Plinth is the platform foundation those modules should have stood on from day one. A substrate, an SDK, a scaffolder — assembled into something a small platform team can deploy, and let dozens of modules grow on top of without each one becoming the platform’s weakest link.

It is six commitments.

No human or service has ambient privileges. Identity is established per request — users authenticate at the gateway via OIDC; services authenticate to each other via mTLS with workload identity. Secrets are time-bounded; admin actions are audited; production access is just-in-time.

There is no long-lived bastion key. There is no “this database password has been the same since 2019.”

The state of the platform is the state of git. A reconciler agent applies the repo to the cluster; humans don’t kubectl apply. Every change is reviewed in a pull request, recorded in audit, reversible by git revert.

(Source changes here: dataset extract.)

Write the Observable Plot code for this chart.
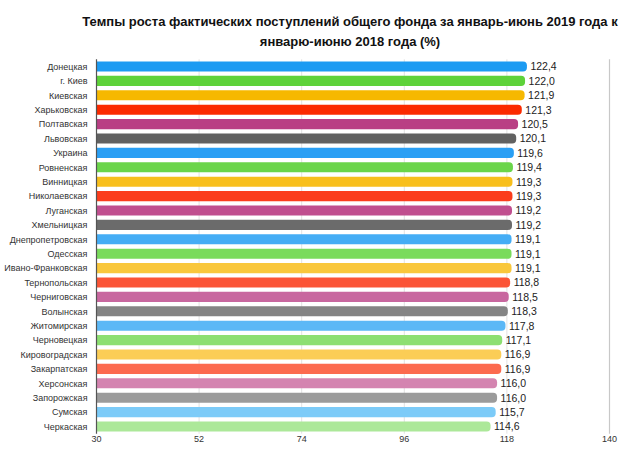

Configuration drift between environments is structurally impossible, because configuration is the git contents.

Nodes are not patched; they are replaced. Cluster nodes have no SSH and no shell — configuration is declarative manifests, applied atomically with rollback. Container images are built once, signed, and never mutated in flight.

The phrase “I just edited the file on the box” is a deployment incident.

Long-running, multi-step business processes — approvals, integrations, scheduled jobs, retries against flaky dependencies — live in a workflow engine, not in cron and database tables and handler-level retry loops. Code is the source of truth; correctness is testable.

A pod dying mid-transition does not leave indeterminate state.

Audit, traces, logs, metrics, and policy decisions are emitted from every component without per-module effort. The platform produces compliance evidence as a side effect of running.

When an auditor asks “who deleted record X on 12 March?”, the answer is one query away — not a forensic excavation through git logs and chat history.

Every component is permissively licensed open-source software, self-hostable on-premise. Plinth must be operable indefinitely without recurring vendor cost. Commercial support contracts are welcome — and recommended for Tier 1 components in year one — but optional. No proprietary extensions. No “open core” where the useful features are paid.


Plinth is MIT-licensed end to end. Fork it, ship it commercially, modify it for your regulator. No obligations.

It is opinionated where opinions reduce cognitive load, and silent where teams differ. The opinions are listed above. If you disagree with them, Plinth is not for you — fork it, or pick something else.